## Objective
Restate the data below word for word. Skip any images it contains.

## Given material

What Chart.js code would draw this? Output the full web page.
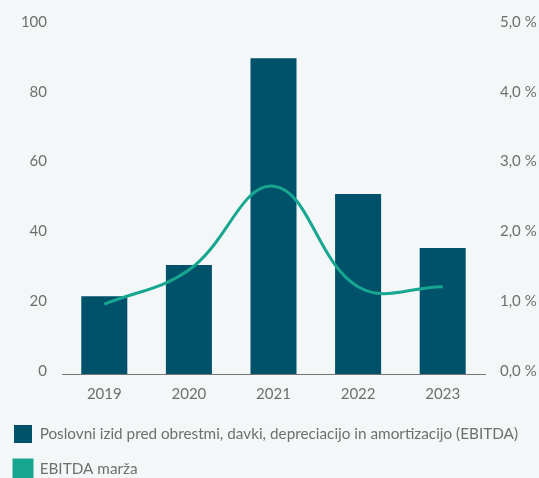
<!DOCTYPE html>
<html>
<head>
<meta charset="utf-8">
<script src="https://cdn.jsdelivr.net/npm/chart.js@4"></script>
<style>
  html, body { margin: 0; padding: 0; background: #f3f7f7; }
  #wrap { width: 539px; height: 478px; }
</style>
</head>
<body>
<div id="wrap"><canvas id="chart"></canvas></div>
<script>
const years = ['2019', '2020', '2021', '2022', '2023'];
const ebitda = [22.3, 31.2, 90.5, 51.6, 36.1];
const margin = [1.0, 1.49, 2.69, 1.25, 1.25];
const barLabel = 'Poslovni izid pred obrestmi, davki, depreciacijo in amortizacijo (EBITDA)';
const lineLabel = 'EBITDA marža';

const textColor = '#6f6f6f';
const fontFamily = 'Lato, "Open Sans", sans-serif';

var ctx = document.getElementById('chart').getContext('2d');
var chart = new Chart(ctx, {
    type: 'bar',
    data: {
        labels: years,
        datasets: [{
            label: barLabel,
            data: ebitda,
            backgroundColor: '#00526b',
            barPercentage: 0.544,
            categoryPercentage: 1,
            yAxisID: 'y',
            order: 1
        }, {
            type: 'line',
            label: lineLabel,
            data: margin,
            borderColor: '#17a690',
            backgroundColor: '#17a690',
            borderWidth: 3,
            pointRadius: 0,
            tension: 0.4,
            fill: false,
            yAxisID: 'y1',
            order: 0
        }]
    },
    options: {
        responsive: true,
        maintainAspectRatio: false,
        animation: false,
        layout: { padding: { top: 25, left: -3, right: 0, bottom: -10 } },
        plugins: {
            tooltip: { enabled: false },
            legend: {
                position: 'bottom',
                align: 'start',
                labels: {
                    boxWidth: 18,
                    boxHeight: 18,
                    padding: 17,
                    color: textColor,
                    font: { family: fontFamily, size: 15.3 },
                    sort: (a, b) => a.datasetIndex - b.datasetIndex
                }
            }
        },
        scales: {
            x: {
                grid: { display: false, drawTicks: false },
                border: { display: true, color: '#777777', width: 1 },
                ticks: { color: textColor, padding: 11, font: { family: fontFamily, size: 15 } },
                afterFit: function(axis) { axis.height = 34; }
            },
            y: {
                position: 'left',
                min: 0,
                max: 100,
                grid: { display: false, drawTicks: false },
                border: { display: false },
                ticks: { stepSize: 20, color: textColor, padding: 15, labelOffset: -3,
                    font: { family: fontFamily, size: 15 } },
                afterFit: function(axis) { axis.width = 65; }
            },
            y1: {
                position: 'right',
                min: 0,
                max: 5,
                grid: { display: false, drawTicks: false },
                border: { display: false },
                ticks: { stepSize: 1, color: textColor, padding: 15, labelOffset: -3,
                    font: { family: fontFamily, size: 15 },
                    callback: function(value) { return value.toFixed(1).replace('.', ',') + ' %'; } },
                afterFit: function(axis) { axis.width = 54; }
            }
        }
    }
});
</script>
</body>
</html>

## Result
What Chart.js code would draw this? Output the full web page.
<!DOCTYPE html>
<html>
<head>
<meta charset="utf-8">
<script src="https://cdn.jsdelivr.net/npm/chart.js@4"></script>
<style>
  html, body { margin: 0; padding: 0; background: #f3f7f7; }
  #wrap { width: 539px; height: 478px; }
</style>
</head>
<body>
<div id="wrap"><canvas id="chart"></canvas></div>
<script>
const years = ['2019', '2020', '2021', '2022', '2023'];
const ebitda = [22.3, 31.2, 90.5, 51.6, 36.1];
const margin = [1.0, 1.49, 2.69, 1.25, 1.25];
const barLabel = 'Poslovni izid pred obrestmi, davki, depreciacijo in amortizacijo (EBITDA)';
const lineLabel = 'EBITDA marža';

const textColor = '#6f6f6f';
const fontFamily = 'Lato, "Open Sans", sans-serif';

var ctx = document.getElementById('chart').getContext('2d');
var chart = new Chart(ctx, {
    type: 'bar',
    data: {
        labels: years,
        datasets: [{
            label: barLabel,
            data: ebitda,
            backgroundColor: '#00526b',
            barPercentage: 0.544,
            categoryPercentage: 1,
            yAxisID: 'y',
            order: 1
        }, {
            type: 'line',
            label: lineLabel,
            data: margin,
            borderColor: '#17a690',
            backgroundColor: '#17a690',
            borderWidth: 3,
            pointRadius: 0,
            tension: 0.4,
            fill: false,
            yAxisID: 'y1',
            order: 0
        }]
    },
    options: {
        responsive: true,
        maintainAspectRatio: false,
        animation: false,
        layout: { padding: { top: 25, left: -3, right: 0, bottom: -10 } },
        plugins: {
            tooltip: { enabled: false },
            legend: {
                position: 'bottom',
                align: 'start',
                labels: {
                    boxWidth: 18,
                    boxHeight: 18,
                    padding: 17,
                    color: textColor,
                    font: { family: fontFamily, size: 15.3 },
                    sort: (a, b) => a.datasetIndex - b.datasetIndex
                }
            }
        },
        scales: {
            x: {
                grid: { display: false, drawTicks: false },
                border: { display: true, color: '#777777', width: 1 },
                ticks: { color: textColor, padding: 11, font: { family: fontFamily, size: 15 } },
                afterFit: function(axis) { axis.height = 34; }
            },
            y: {
                position: 'left',
                min: 0,
                max: 100,
                grid: { display: false, drawTicks: false },
                border: { display: false },
                ticks: { stepSize: 20, color: textColor, padding: 15, labelOffset: -3,
                    font: { family: fontFamily, size: 15 } },
                afterFit: function(axis) { axis.width = 65; }
            },
            y1: {
                position: 'right',
                min: 0,
                max: 5,
                grid: { display: false, drawTicks: false },
                border: { display: false },
                ticks: { stepSize: 1, color: textColor, padding: 15, labelOffset: -3,
                    font: { family: fontFamily, size: 15 },
                    callback: function(value) { return value.toFixed(1).replace('.', ',') + ' %'; } },
                afterFit: function(axis) { axis.width = 54; }
            }
        }
    }
});
</script>
</body>
</html>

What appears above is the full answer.